JAMES H. ANDERSON, chief of police of Springfield, has spent much of his life in public service, having been connected with the post office and fire departments of Springfield before entering upon his present duties. His advantages in youth were few and promotion has come to him through ability, which has resulted from the utilization of his opportunities. He was born in Adams county, Illinois, March 7, 1866, and is sturdy Scotch ancestry. His great-grandfather was General Anderson, who fired the first gun at Fort Sumter during the Revolutionary war. In 1861 his father, Henry C. Anderson, enlisted in Company D, Thirtieth Illinois Volunteer Infantry, and served until the close of the Civil war. Later he took up railroading and was a conductor on the Wabash Railroad for a great many years, afterward accepting a position on the Rock Island road, with which he remained until his death. He died at Bushnell, Illinois, in 1872, but his wife still survives him and now makes her home at No. 1303 East Jackson street, Springfield. All of their six children are living. One son, Louis, enlisted in Battery K, Third United States Artillery, during the Spanish-American war, and was at the fall of Manila, being one of the first soldiers to enter the town.

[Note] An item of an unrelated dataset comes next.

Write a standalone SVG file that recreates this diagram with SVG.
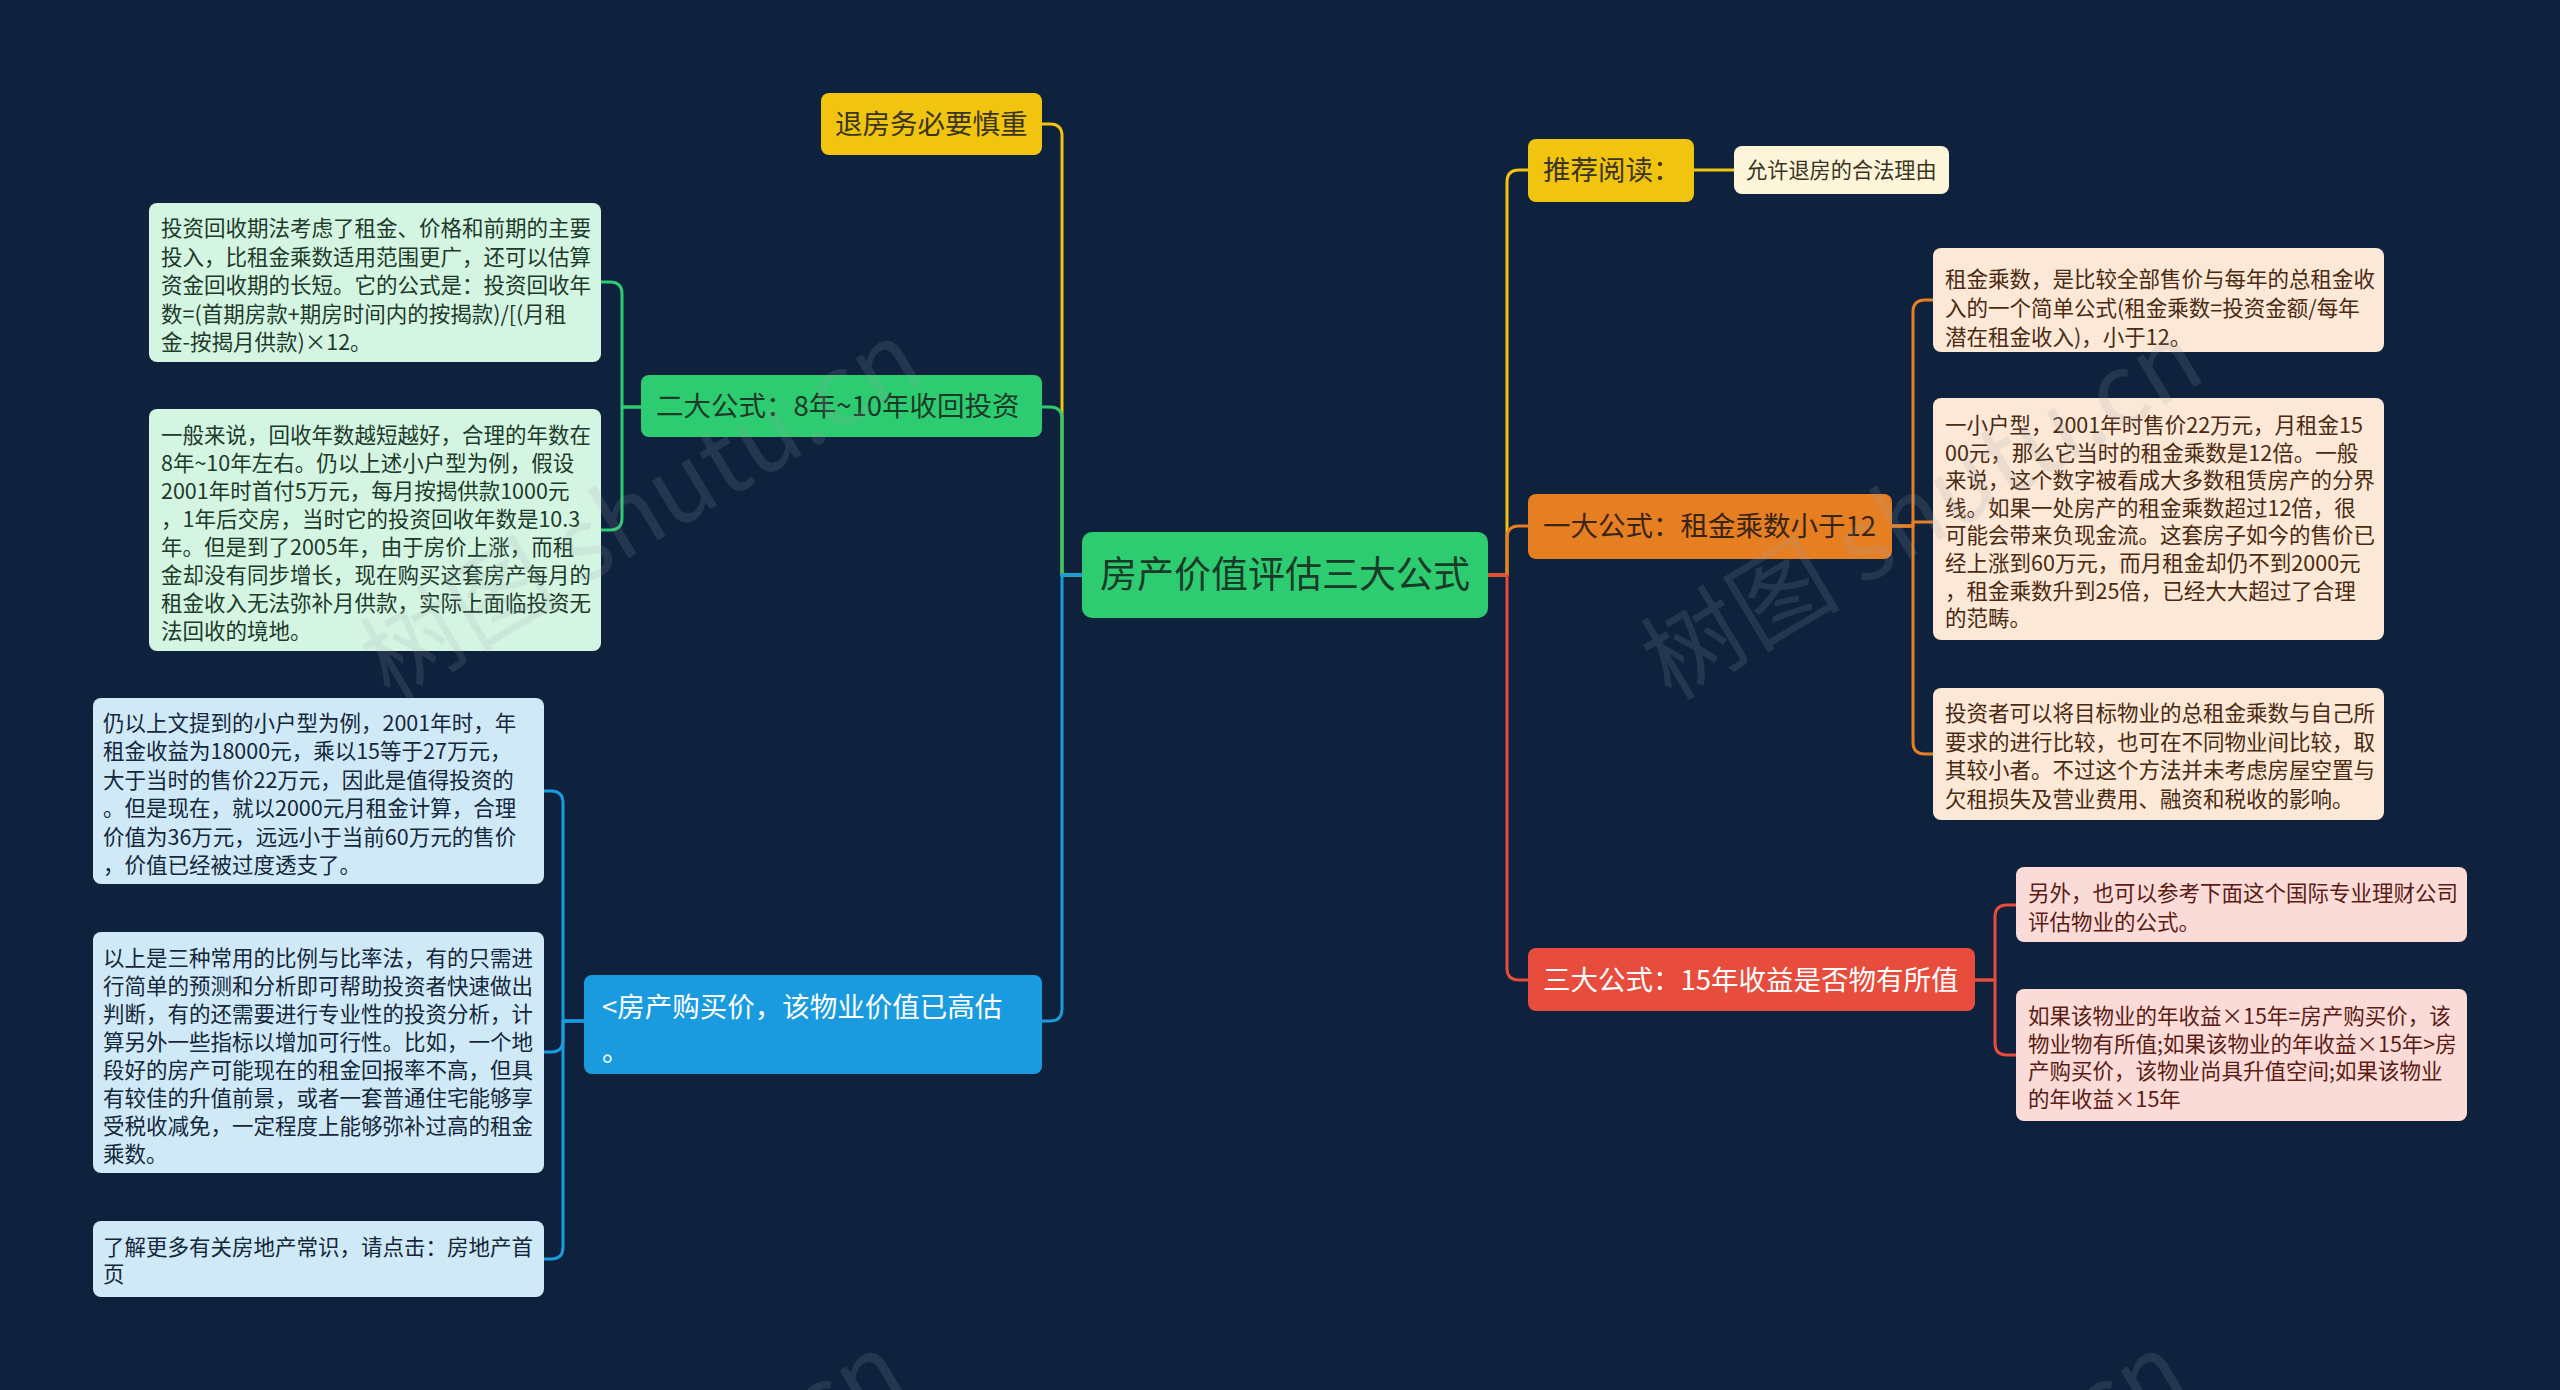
<svg xmlns="http://www.w3.org/2000/svg" width="2560" height="1390" viewBox="0 0 2560 1390">
<style>
text{font-family:"Noto Sans CJK SC","Noto Sans",sans-serif;}
.conn{fill:none;stroke-width:3;stroke-linejoin:round;stroke-linecap:round;}
.main{font-size:27.5px;}
.small{font-size:21.5px;}
.wm{font-size:100px;fill:#9aa3ad;opacity:0.16;}
</style>
<rect x="0" y="0" width="2560" height="1390" fill="#0f223d"/>

<g id="connectors">
  <path class="conn" stroke="#f1c40f" d="M1082,575 H1062 V136 Q1062,124 1050,124 H1042"/>
  <path class="conn" stroke="#2ecc71" d="M1082,575 H1062 V419 Q1062,407 1050,407 H1042"/>
  <path class="conn" stroke="#1a9be0" d="M1082,575 H1062 V1009 Q1062,1021 1050,1021 H1042"/>
  <path class="conn" stroke="#f1c40f" d="M1488,575 H1507 V182 Q1507,170 1519,170 H1528"/>
  <path class="conn" stroke="#e67e22" d="M1488,575 H1507 V538 Q1507,526 1519,526 H1528"/>
  <path class="conn" stroke="#e74c3c" d="M1488,575 H1507 V968 Q1507,980 1519,980 H1528"/>
  <path class="conn" stroke="#f1c40f" d="M1694,170 H1734"/>
  <path class="conn" stroke="#e67e22" d="M1892,526 H1913 V312 Q1913,300 1925,300 H1933"/>
  <path class="conn" stroke="#e67e22" d="M1892,526 H1913 V522 H1933"/>
  <path class="conn" stroke="#e67e22" d="M1892,526 H1913 V742 Q1913,754 1925,754 H1933"/>
  <path class="conn" stroke="#e74c3c" d="M1975,980 H1995 V917 Q1995,905 2007,905 H2016"/>
  <path class="conn" stroke="#e74c3c" d="M1975,980 H1995 V1043 Q1995,1055 2007,1055 H2016"/>
  <path class="conn" stroke="#2ecc71" d="M641,407 H622 V294 Q622,282 610,282 H601"/>
  <path class="conn" stroke="#2ecc71" d="M641,407 H622 V518 Q622,530 610,530 H601"/>
  <path class="conn" stroke="#1a9be0" d="M584,1021 H563 V803 Q563,791 551,791 H544"/>
  <path class="conn" stroke="#1a9be0" d="M584,1021 H563 V1040 Q563,1052 551,1052 H544"/>
  <path class="conn" stroke="#1a9be0" d="M584,1021 H563 V1247 Q563,1259 551,1259 H544"/>
</g>

<g id="root">
  <rect x="1082" y="532" width="406" height="86" rx="10" fill="#2ecc71"/>
  <text x="1285" y="588" font-size="37" text-anchor="middle" fill="#1a3a28">房产价值评估三大公式</text>
</g>

<g id="n-tuifang">
  <rect x="821" y="93" width="221" height="62" rx="8" fill="#f1c40f"/>
  <text class="main" x="835" y="134" fill="#3a3522">退房务必要慎重</text>
</g>

<g id="n-erda">
  <rect x="641" y="375" width="401" height="62" rx="8" fill="#2ecc71"/>
  <text class="main" x="656" y="416" fill="#1a3a28">二大公式：8年~10年收回投资</text>
</g>

<g id="n-fangchan">
  <rect x="584" y="975" width="458" height="99" rx="8" fill="#1a9be0"/>
  <text class="main" x="602" y="1017" fill="#ffffff">&lt;房产购买价，该物业价值已高估</text>
  <text class="main" x="602" y="1061" fill="#ffffff">。</text>
</g>

<g id="n-g1">
  <rect x="149" y="203" width="452" height="159" rx="8" fill="#d5f5e3"/>
  <text class="small" fill="#1d3a2a">
    <tspan x="161" y="236">投资回收期法考虑了租金、价格和前期的主要</tspan>
    <tspan x="161" y="264.5">投入，比租金乘数适用范围更广，还可以估算</tspan>
    <tspan x="161" y="293">资金回收期的长短。它的公式是：投资回收年</tspan>
    <tspan x="161" y="321.5">数=(首期房款+期房时间内的按揭款)/[(月租</tspan>
    <tspan x="161" y="350">金-按揭月供款)×12。</tspan>
  </text>
</g>

<g id="n-g2">
  <rect x="149" y="409" width="452" height="242" rx="8" fill="#d5f5e3"/>
  <text class="small" fill="#1d3a2a">
    <tspan x="161" y="443">一般来说，回收年数越短越好，合理的年数在</tspan>
    <tspan x="161" y="471">8年~10年左右。仍以上述小户型为例，假设</tspan>
    <tspan x="161" y="499">2001年时首付5万元，每月按揭供款1000元</tspan>
    <tspan x="161" y="527">，1年后交房，当时它的投资回收年数是10.3</tspan>
    <tspan x="161" y="555">年。但是到了2005年，由于房价上涨，而租</tspan>
    <tspan x="161" y="583">金却没有同步增长，现在购买这套房产每月的</tspan>
    <tspan x="161" y="611">租金收入无法弥补月供款，实际上面临投资无</tspan>
    <tspan x="161" y="639">法回收的境地。</tspan>
  </text>
</g>

<g id="n-b1">
  <rect x="93" y="698" width="451" height="186" rx="8" fill="#cfe9f7"/>
  <text class="small" fill="#15273a">
    <tspan x="103" y="731">仍以上文提到的小户型为例，2001年时，年</tspan>
    <tspan x="103" y="759.4">租金收益为18000元，乘以15等于27万元，</tspan>
    <tspan x="103" y="787.8">大于当时的售价22万元，因此是值得投资的</tspan>
    <tspan x="103" y="816.2">。但是现在，就以2000元月租金计算，合理</tspan>
    <tspan x="103" y="844.6">价值为36万元，远远小于当前60万元的售价</tspan>
    <tspan x="103" y="873">，价值已经被过度透支了。</tspan>
  </text>
</g>

<g id="n-b2">
  <rect x="93" y="932" width="451" height="241" rx="8" fill="#cfe9f7"/>
  <text class="small" fill="#15273a">
    <tspan x="103" y="966">以上是三种常用的比例与比率法，有的只需进</tspan>
    <tspan x="103" y="994">行简单的预测和分析即可帮助投资者快速做出</tspan>
    <tspan x="103" y="1022">判断，有的还需要进行专业性的投资分析，计</tspan>
    <tspan x="103" y="1050">算另外一些指标以增加可行性。比如，一个地</tspan>
    <tspan x="103" y="1078">段好的房产可能现在的租金回报率不高，但具</tspan>
    <tspan x="103" y="1106">有较佳的升值前景，或者一套普通住宅能够享</tspan>
    <tspan x="103" y="1134">受税收减免，一定程度上能够弥补过高的租金</tspan>
    <tspan x="103" y="1162">乘数。</tspan>
  </text>
</g>

<g id="n-b3">
  <rect x="93" y="1221" width="451" height="76" rx="8" fill="#cfe9f7"/>
  <text class="small" fill="#15273a">
    <tspan x="103" y="1255">了解更多有关房地产常识，请点击：房地产首</tspan>
    <tspan x="103" y="1282">页</tspan>
  </text>
</g>

<g id="n-tuijian">
  <rect x="1528" y="139" width="166" height="63" rx="8" fill="#f1c40f"/>
  <text class="main" x="1543" y="180" fill="#3a3522">推荐阅读：</text>
</g>

<g id="n-yunxu">
  <rect x="1734" y="146" width="215" height="48" rx="8" fill="#fdf5d9"/>
  <text x="1746" y="178" font-size="21.2" fill="#3a3522">允许退房的合法理由</text>
</g>

<g id="n-yida">
  <rect x="1528" y="494" width="364" height="65" rx="8" fill="#e67e22"/>
  <text class="main" x="1543" y="536" fill="#3a2414">一大公式：租金乘数小于12</text>
</g>

<g id="n-o1">
  <rect x="1933" y="248" width="451" height="104" rx="8" fill="#fbe8d6"/>
  <text class="small" fill="#4a2a12">
    <tspan x="1945" y="287">租金乘数，是比较全部售价与每年的总租金收</tspan>
    <tspan x="1945" y="316">入的一个简单公式(租金乘数=投资金额/每年</tspan>
    <tspan x="1945" y="345">潜在租金收入)，小于12。</tspan>
  </text>
</g>

<g id="n-o2">
  <rect x="1933" y="398" width="451" height="242" rx="8" fill="#fbe8d6"/>
  <text class="small" fill="#4a2a12">
    <tspan x="1945" y="433">一小户型，2001年时售价22万元，月租金15</tspan>
    <tspan x="1945" y="460.6">00元，那么它当时的租金乘数是12倍。一般</tspan>
    <tspan x="1945" y="488.2">来说，这个数字被看成大多数租赁房产的分界</tspan>
    <tspan x="1945" y="515.8">线。如果一处房产的租金乘数超过12倍，很</tspan>
    <tspan x="1945" y="543.4">可能会带来负现金流。这套房子如今的售价已</tspan>
    <tspan x="1945" y="571">经上涨到60万元，而月租金却仍不到2000元</tspan>
    <tspan x="1945" y="598.6">，租金乘数升到25倍，已经大大超过了合理</tspan>
    <tspan x="1945" y="626.2">的范畴。</tspan>
  </text>
</g>

<g id="n-o3">
  <rect x="1933" y="688" width="451" height="132" rx="8" fill="#fbe8d6"/>
  <text class="small" fill="#4a2a12">
    <tspan x="1945" y="721">投资者可以将目标物业的总租金乘数与自己所</tspan>
    <tspan x="1945" y="749.7">要求的进行比较，也可在不同物业间比较，取</tspan>
    <tspan x="1945" y="778.4">其较小者。不过这个方法并未考虑房屋空置与</tspan>
    <tspan x="1945" y="807">欠租损失及营业费用、融资和税收的影响。</tspan>
  </text>
</g>

<g id="n-sanda">
  <rect x="1528" y="948" width="447" height="63" rx="8" fill="#e74c3c"/>
  <text class="main" x="1543" y="990" fill="#ffffff">三大公式：15年收益是否物有所值</text>
</g>

<g id="n-r1">
  <rect x="2016" y="867" width="451" height="75" rx="8" fill="#fadbd8"/>
  <text class="small" fill="#5a1c14">
    <tspan x="2028" y="901">另外，也可以参考下面这个国际专业理财公司</tspan>
    <tspan x="2028" y="930">评估物业的公式。</tspan>
  </text>
</g>

<g id="n-r2">
  <rect x="2016" y="989" width="451" height="132" rx="8" fill="#fadbd8"/>
  <text class="small" fill="#5a1c14">
    <tspan x="2028" y="1024">如果该物业的年收益×15年=房产购买价，该</tspan>
    <tspan x="2028" y="1051.7">物业物有所值;如果该物业的年收益×15年&gt;房</tspan>
    <tspan x="2028" y="1079.4">产购买价，该物业尚具升值空间;如果该物业</tspan>
    <tspan x="2028" y="1107">的年收益×15年</tspan>
  </text>
</g>

<g id="watermarks">
  <text class="wm" x="641" y="545" text-anchor="middle" transform="rotate(-31 641 510)">树图 shutu.cn</text>
  <text class="wm" x="1922" y="545" text-anchor="middle" transform="rotate(-31 1922 510)">树图 shutu.cn</text>
  <text class="wm" x="625" y="1557" text-anchor="middle" transform="rotate(-31 625 1522)">树图 shutu.cn</text>
  <text class="wm" x="1906" y="1557" text-anchor="middle" transform="rotate(-31 1906 1522)">树图 shutu.cn</text>
</g>
</svg>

Between the ages of six and eleven years James H. Anderson had the privilege of attending school, but at the end of that time he put aside his text books and began to earn his own living by working in a dentist's office at a meager salary. In that way, however, he earned the money which provided him with the necessities of life and later he worked his way through he Springfield Business College by dong janitor work. He attended the night sessions for five years and thus completed a full course, during which time he won several prizes in penmanship. He afterward went upon the road as a traveling salesman, being employed in that way for a few years, but for a considerable period he has been in public service in Springfield. He was in the mail service as a carrier under Grover Cleveland and he served in the fire department as a extra under Mayors Hay, Woodruff and Cramer. He was appointed chief of police for the city by Mayor Harry H. Devereux, the present executive, and since taking the office he has made a number of changes in the department which are proving of practical value and benefit. He keeps a prime and also a duplicate record of all business transacted, one for the city and one for his own use, and also a complete record of expenditures. He works in harmony with the men who serve under him and the police department of the city is indeed a bulwark for law and order and for the safety of Springfield's law abiding population.

Mr. Anderson has always been a Democrat in his political affiliation, active and earnest in support of the party, and was a committeeman at large for a number of years. He has also serve his party as a delegate to county, congressional, senatorial and state conventions, and his efforts in its behalf have been effective, his labor counting as an essential factor in local party successes. He is now a member of the National Association of Chiefs of Police and also a member of the National Bureau of Identification. Socially he is connected with the Eagles Lodge, the Knights of the Maccabees and the Sons of Veterans, all of Springfield, and in these organizations has gained many friends. He was appointed adjutant of the Sons of Veterans of Illinois under Colonel George B. Stadden and was captain of the Drill Corps, which won every prize in contests it entered. He has also served as first lieutenant in the Illinois National Guards. Although in his youth he was deprived of advantages which many deem essential, he has nevertheless worked his way steadily upward, commanding the respect of his fellow men by what he has accomplished and winning public recognition of his inherent talent and acquired ability by appointment to important public office.